In cases of women with regular or irregular periods, the absence of menstrual period for the time of six months is classified as amenorrhea. In adolescents who have never developed menstrual periods, amenorrhea is diagnosed with the absence of the first period (menarche) until the age of 14, if no secondary sex characteristics have been developed (pubic and armpit hair, breast growth), or until the age of 16, if secondary sex characteristics have been developed.

The causes of amenorrhea may be as follows:

  1. disorders of uterine blood discharge, mostly connected with uterine and cervical disorders
  2. ovarian conditions
  3. anterior pituitary gland disorders
  4. hypothalamic disorders

Process of discovering causes is a gradual one and starts with a detailed conversation with a patient. During the course of a conversation we find out about stress levels, family history of similar conditions, eating and growth disorders. This is followed by a gynecologic examination, ultrasound, induced bleeding by progestins and, when necessary, examination of hormone status.
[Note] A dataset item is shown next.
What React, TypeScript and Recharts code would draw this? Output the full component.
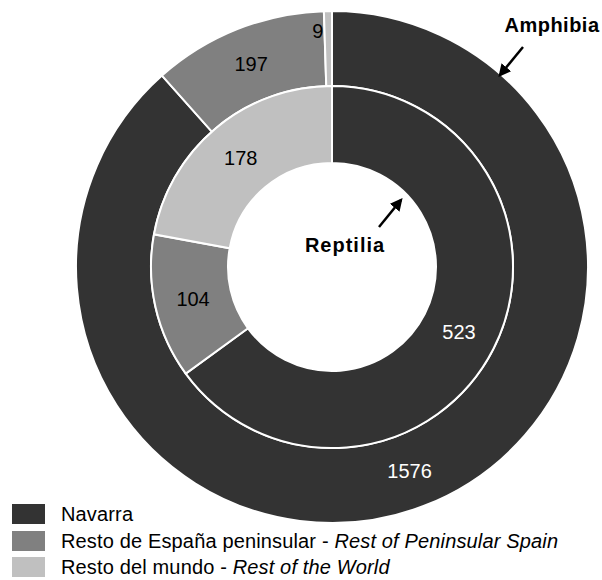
import React from 'react';
import { PieChart, Pie, Cell } from 'recharts';

const categories = ['Navarra', 'Resto de España peninsular', 'Resto del mundo'];
const categoriesEn = ['', 'Rest of Peninsular Spain', 'Rest of the World'];
const amphibia = [1576, 197, 9];
const reptilia = [523, 104, 178];
const colors = ['#333333', '#808080', '#c0c0c0'];

const FONT = '"Liberation Sans", Arial, sans-serif';
const RAD = Math.PI / 180;

const amphibiaData = categories.map((name, i) => ({ name, value: amphibia[i] }));
const reptiliaData = categories.map((name, i) => ({ name, value: reptilia[i] }));

// value labels sit on the middle of each slice; tiny slices get pushed outward
const renderLabel = (props: any) => {
  const { cx, cy, midAngle, innerRadius, outerRadius, percent, value, index } = props;
  const small = percent < 0.02;
  const r = small ? outerRadius - 20 : (innerRadius + outerRadius) / 2;
  const x = cx + r * Math.cos(-midAngle * RAD);
  const y = cy + r * Math.sin(-midAngle * RAD);
  return (
    <text
      x={x}
      y={y}
      dx={small ? -5 : 0}
      textAnchor={small ? 'end' : 'middle'}
      dominantBaseline="central"
      fill={index === 0 ? '#ffffff' : '#000000'}
      fontFamily={FONT}
      fontSize={20}
    >
      {value}
    </text>
  );
};

const Arrow: React.FC<{ x1: number; y1: number; x2: number; y2: number }> = ({ x1, y1, x2, y2 }) => (
  <line x1={x1} y1={y1} x2={x2} y2={y2} stroke="#000" strokeWidth={2.5} markerEnd="url(#arrowHead)" />
);

const App: React.FC = () => {
  return (
    <div style={{ position: 'absolute', left: 0, top: 0, width: 602, height: 580, background: '#fff', overflow: 'hidden' }}>
      <PieChart width={602} height={580} margin={{ top: 0, right: 0, bottom: 0, left: 0 }}>
        <Pie
          data={amphibiaData}
          dataKey="value"
          cx={332}
          cy={267}
          innerRadius={181}
          outerRadius={256}
          startAngle={90}
          endAngle={-270}
          stroke="#ffffff"
          strokeWidth={2}
          label={renderLabel}
          labelLine={false}
          isAnimationActive={false}
        >
          {amphibiaData.map((d, i) => (
            <Cell key={`a-${i}`} fill={colors[i]} />
          ))}
        </Pie>
        <Pie
          data={reptiliaData}
          dataKey="value"
          cx={332}
          cy={267}
          innerRadius={104}
          outerRadius={181}
          startAngle={90}
          endAngle={-270}
          stroke="#ffffff"
          strokeWidth={2}
          label={renderLabel}
          labelLine={false}
          isAnimationActive={false}
        >
          {reptiliaData.map((d, i) => (
            <Cell key={`r-${i}`} fill={colors[i]} />
          ))}
        </Pie>
      </PieChart>

      {/* annotations */}
      <svg width={602} height={580} style={{ position: 'absolute', left: 0, top: 0, pointerEvents: 'none' }}>
        <defs>
          <marker id="arrowHead" viewBox="0 0 10 10" refX="8" refY="5" markerWidth="5" markerHeight="5" orient="auto">
            <path d="M0,0 L10,5 L0,10 z" fill="#000" />
          </marker>
        </defs>
        <text x={552} y={32} textAnchor="middle" fontFamily={FONT} fontWeight="bold" fontSize={20} letterSpacing={0.5}>
          Amphibia
        </text>
        <Arrow x1={523} y1={47} x2={500} y2={75} />
        <text x={345} y={252} textAnchor="middle" fontFamily={FONT} fontWeight="bold" fontSize={20} letterSpacing={1}>
          Reptilia
        </text>
        <Arrow x1={379} y1={227} x2={401} y2={200} />
      </svg>

      {/* legend */}
      <div style={{ position: 'absolute', left: 12, top: 501, fontFamily: FONT, fontSize: 20, letterSpacing: 0.15 }}>
        {categories.map((name, i) => (
          <div key={name} style={{ display: 'flex', alignItems: 'center', height: 26.5 }}>
            <span style={{ display: 'inline-block', width: 33, height: 20, background: colors[i], marginRight: 16 }} />
            <span style={{ whiteSpace: 'nowrap', color: '#000', lineHeight: '18px' }}>
              {name}
              {categoriesEn[i] && (
                <>
                  {' - '}
                  <i>{categoriesEn[i]}</i>
                </>
              )}
            </span>
          </div>
        ))}
      </div>
    </div>
  );
};

export default App;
Causes of amenorrhea may be:

1. disorders of uterine blood discharge, mostly connected with uterine and cervical conditions

– Asherman’s syndrome (AS) – adhaesions of intrauterine cavity, usually caused by curettage

– absence of some or all female sex organs (Küster Rokitansky syndrome, testicular feminisation syndrome)

2. ovarian conditions

– chromosome disorders (Turner syndrome, mosaicisms, resistant ovary syndrome) – (early) menopause – elevated FSH in blood

3. anterior pituitary gland disorders

– galactorrhea – breast milk discharge, usually caused by elevated prolactin in blood

4. hypothalamic disorders

– hypothalamic amenorrhea – disrupted hormonal production by the hypothalamus

– weight loss

– eating disorders

– anorexia, bulimia

– extensive exercising

– anovulation – absence of ovulation

– hypothyroidism (underactive thyroid gland) – identified by elevated levels of thyroid-stimulating hormone (TSH)

Since in the case of amenorrhea there is no ovulation, all of the above causes induce infertility, at least temporarily. Some are unfortunately hard or even impossible to treat.